TASK DATA:
· · · ·
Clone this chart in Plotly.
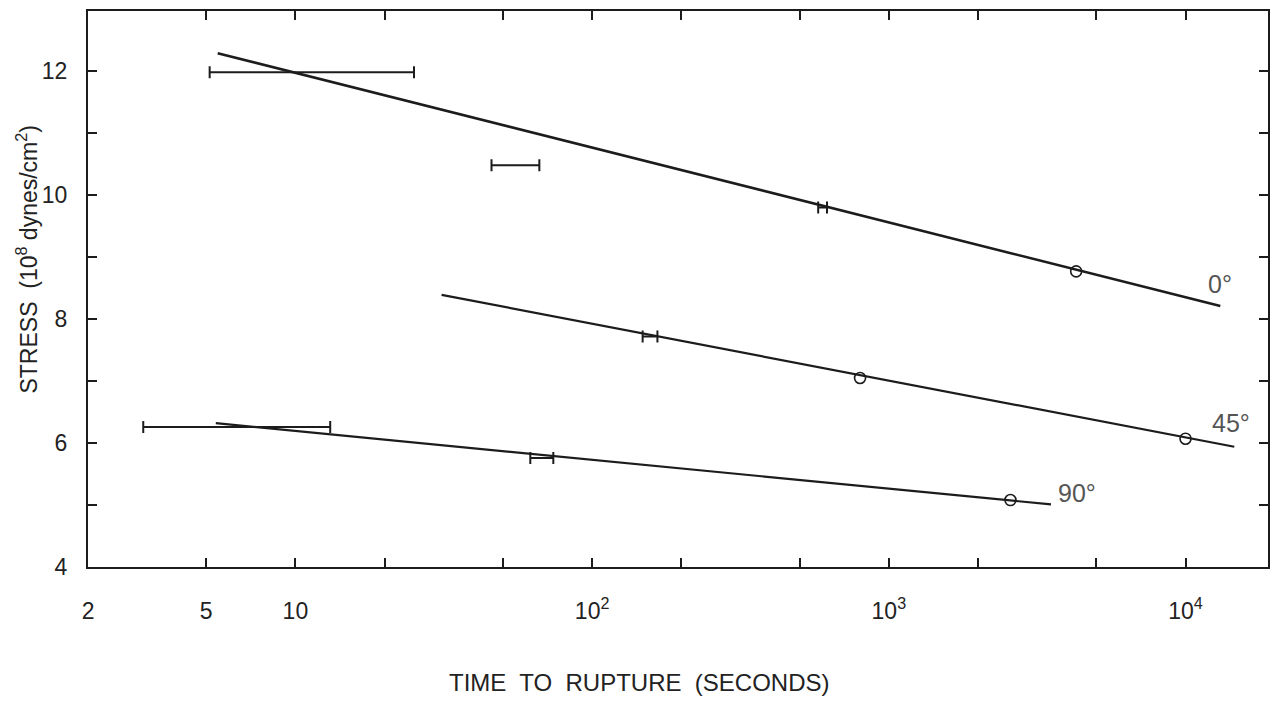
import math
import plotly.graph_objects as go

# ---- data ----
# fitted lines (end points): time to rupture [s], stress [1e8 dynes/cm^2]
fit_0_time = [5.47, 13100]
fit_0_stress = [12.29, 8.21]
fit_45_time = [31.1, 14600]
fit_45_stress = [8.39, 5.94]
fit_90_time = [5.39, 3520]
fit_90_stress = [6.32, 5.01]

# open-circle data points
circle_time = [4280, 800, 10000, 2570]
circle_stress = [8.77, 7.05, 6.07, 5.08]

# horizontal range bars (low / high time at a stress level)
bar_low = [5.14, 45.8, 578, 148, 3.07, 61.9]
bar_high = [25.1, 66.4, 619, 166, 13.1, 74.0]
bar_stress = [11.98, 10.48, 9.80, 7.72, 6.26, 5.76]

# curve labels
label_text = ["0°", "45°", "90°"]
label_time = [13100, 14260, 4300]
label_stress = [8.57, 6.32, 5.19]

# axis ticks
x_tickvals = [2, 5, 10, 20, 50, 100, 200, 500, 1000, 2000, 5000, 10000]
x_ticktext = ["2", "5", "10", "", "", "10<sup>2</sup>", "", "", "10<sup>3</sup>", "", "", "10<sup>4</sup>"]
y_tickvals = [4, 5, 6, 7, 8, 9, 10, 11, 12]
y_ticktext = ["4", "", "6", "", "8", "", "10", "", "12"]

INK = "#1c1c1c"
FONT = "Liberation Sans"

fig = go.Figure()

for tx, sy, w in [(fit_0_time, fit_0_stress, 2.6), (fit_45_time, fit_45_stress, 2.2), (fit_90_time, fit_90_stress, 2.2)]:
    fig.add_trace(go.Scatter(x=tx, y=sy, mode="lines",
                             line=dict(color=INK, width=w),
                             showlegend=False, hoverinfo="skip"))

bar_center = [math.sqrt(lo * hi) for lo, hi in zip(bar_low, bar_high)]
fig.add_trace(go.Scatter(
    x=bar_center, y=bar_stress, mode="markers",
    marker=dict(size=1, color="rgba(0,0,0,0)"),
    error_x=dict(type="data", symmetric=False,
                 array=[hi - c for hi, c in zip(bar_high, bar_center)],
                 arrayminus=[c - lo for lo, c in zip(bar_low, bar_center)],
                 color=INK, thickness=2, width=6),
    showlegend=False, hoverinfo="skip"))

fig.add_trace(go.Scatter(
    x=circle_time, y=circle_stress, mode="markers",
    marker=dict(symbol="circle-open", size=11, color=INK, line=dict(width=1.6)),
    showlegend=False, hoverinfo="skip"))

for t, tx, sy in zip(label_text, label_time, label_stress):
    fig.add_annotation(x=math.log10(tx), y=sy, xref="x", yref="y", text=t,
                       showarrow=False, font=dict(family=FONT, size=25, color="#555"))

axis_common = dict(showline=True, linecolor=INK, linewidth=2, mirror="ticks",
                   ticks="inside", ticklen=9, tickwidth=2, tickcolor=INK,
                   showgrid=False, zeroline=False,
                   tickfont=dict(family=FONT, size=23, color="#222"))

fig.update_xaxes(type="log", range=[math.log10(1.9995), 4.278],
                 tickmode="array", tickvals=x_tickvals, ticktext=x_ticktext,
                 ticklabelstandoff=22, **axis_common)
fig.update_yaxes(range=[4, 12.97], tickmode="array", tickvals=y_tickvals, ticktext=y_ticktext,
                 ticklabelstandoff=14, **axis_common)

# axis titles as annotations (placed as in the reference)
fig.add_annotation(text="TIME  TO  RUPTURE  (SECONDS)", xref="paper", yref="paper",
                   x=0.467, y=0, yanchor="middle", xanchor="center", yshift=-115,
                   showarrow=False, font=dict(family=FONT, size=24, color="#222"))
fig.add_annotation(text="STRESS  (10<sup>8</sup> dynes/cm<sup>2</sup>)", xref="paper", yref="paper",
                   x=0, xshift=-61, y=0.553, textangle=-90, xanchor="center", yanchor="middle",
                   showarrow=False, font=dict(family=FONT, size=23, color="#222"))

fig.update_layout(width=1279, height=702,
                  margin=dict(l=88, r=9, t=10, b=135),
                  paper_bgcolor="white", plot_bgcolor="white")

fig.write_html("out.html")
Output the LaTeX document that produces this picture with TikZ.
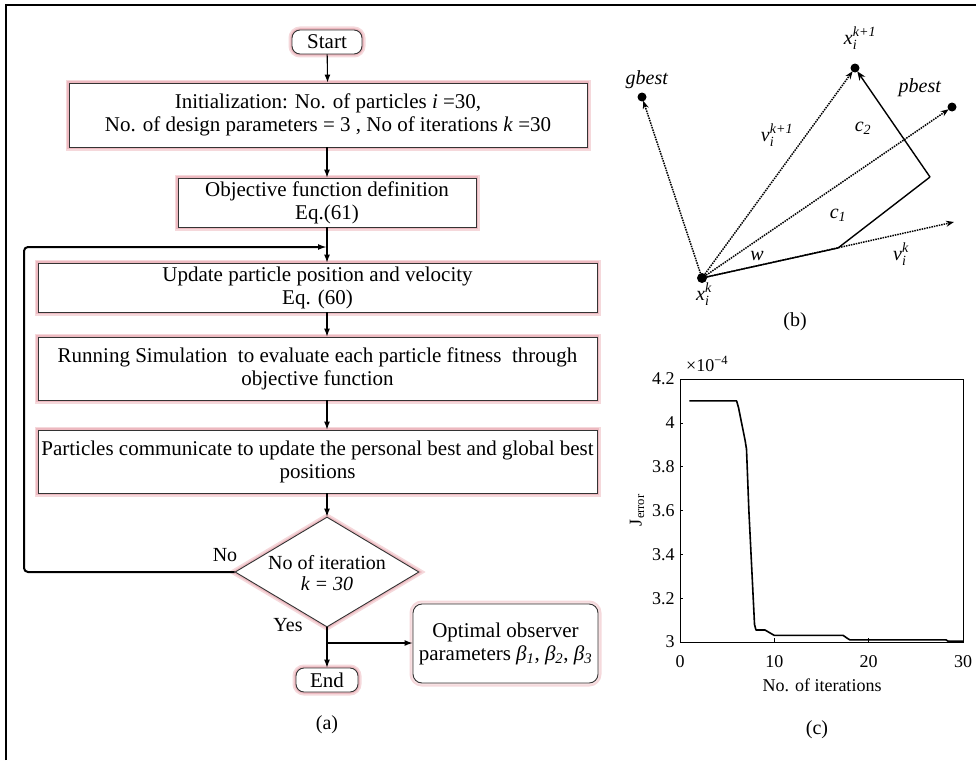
· · · ·
REQUIREMENTS: All of the lines above should be retyped precisely, apart from the pictures.

OUTPUT FOR THIS TASK:
Clone this chart in Plotly.
import math
import plotly.graph_objects as go

# ---- data ----
# fitted lines (end points): time to rupture [s], stress [1e8 dynes/cm^2]
fit_0_time = [5.47, 13100]
fit_0_stress = [12.29, 8.21]
fit_45_time = [31.1, 14600]
fit_45_stress = [8.39, 5.94]
fit_90_time = [5.39, 3520]
fit_90_stress = [6.32, 5.01]

# open-circle data points
circle_time = [4280, 800, 10000, 2570]
circle_stress = [8.77, 7.05, 6.07, 5.08]

# horizontal range bars (low / high time at a stress level)
bar_low = [5.14, 45.8, 578, 148, 3.07, 61.9]
bar_high = [25.1, 66.4, 619, 166, 13.1, 74.0]
bar_stress = [11.98, 10.48, 9.80, 7.72, 6.26, 5.76]

# curve labels
label_text = ["0°", "45°", "90°"]
label_time = [13100, 14260, 4300]
label_stress = [8.57, 6.32, 5.19]

# axis ticks
x_tickvals = [2, 5, 10, 20, 50, 100, 200, 500, 1000, 2000, 5000, 10000]
x_ticktext = ["2", "5", "10", "", "", "10<sup>2</sup>", "", "", "10<sup>3</sup>", "", "", "10<sup>4</sup>"]
y_tickvals = [4, 5, 6, 7, 8, 9, 10, 11, 12]
y_ticktext = ["4", "", "6", "", "8", "", "10", "", "12"]

INK = "#1c1c1c"
FONT = "Liberation Sans"

fig = go.Figure()

for tx, sy, w in [(fit_0_time, fit_0_stress, 2.6), (fit_45_time, fit_45_stress, 2.2), (fit_90_time, fit_90_stress, 2.2)]:
    fig.add_trace(go.Scatter(x=tx, y=sy, mode="lines",
                             line=dict(color=INK, width=w),
                             showlegend=False, hoverinfo="skip"))

bar_center = [math.sqrt(lo * hi) for lo, hi in zip(bar_low, bar_high)]
fig.add_trace(go.Scatter(
    x=bar_center, y=bar_stress, mode="markers",
    marker=dict(size=1, color="rgba(0,0,0,0)"),
    error_x=dict(type="data", symmetric=False,
                 array=[hi - c for hi, c in zip(bar_high, bar_center)],
                 arrayminus=[c - lo for lo, c in zip(bar_low, bar_center)],
                 color=INK, thickness=2, width=6),
    showlegend=False, hoverinfo="skip"))

fig.add_trace(go.Scatter(
    x=circle_time, y=circle_stress, mode="markers",
    marker=dict(symbol="circle-open", size=11, color=INK, line=dict(width=1.6)),
    showlegend=False, hoverinfo="skip"))

for t, tx, sy in zip(label_text, label_time, label_stress):
    fig.add_annotation(x=math.log10(tx), y=sy, xref="x", yref="y", text=t,
                       showarrow=False, font=dict(family=FONT, size=25, color="#555"))

axis_common = dict(showline=True, linecolor=INK, linewidth=2, mirror="ticks",
                   ticks="inside", ticklen=9, tickwidth=2, tickcolor=INK,
                   showgrid=False, zeroline=False,
                   tickfont=dict(family=FONT, size=23, color="#222"))

fig.update_xaxes(type="log", range=[math.log10(1.9995), 4.278],
                 tickmode="array", tickvals=x_tickvals, ticktext=x_ticktext,
                 ticklabelstandoff=22, **axis_common)
fig.update_yaxes(range=[4, 12.97], tickmode="array", tickvals=y_tickvals, ticktext=y_ticktext,
                 ticklabelstandoff=14, **axis_common)

# axis titles as annotations (placed as in the reference)
fig.add_annotation(text="TIME  TO  RUPTURE  (SECONDS)", xref="paper", yref="paper",
                   x=0.467, y=0, yanchor="middle", xanchor="center", yshift=-115,
                   showarrow=False, font=dict(family=FONT, size=24, color="#222"))
fig.add_annotation(text="STRESS  (10<sup>8</sup> dynes/cm<sup>2</sup>)", xref="paper", yref="paper",
                   x=0, xshift=-61, y=0.553, textangle=-90, xanchor="center", yanchor="middle",
                   showarrow=False, font=dict(family=FONT, size=23, color="#222"))

fig.update_layout(width=1279, height=702,
                  margin=dict(l=88, r=9, t=10, b=135),
                  paper_bgcolor="white", plot_bgcolor="white")

fig.write_html("out.html")
Output the LaTeX document that produces this picture with TikZ.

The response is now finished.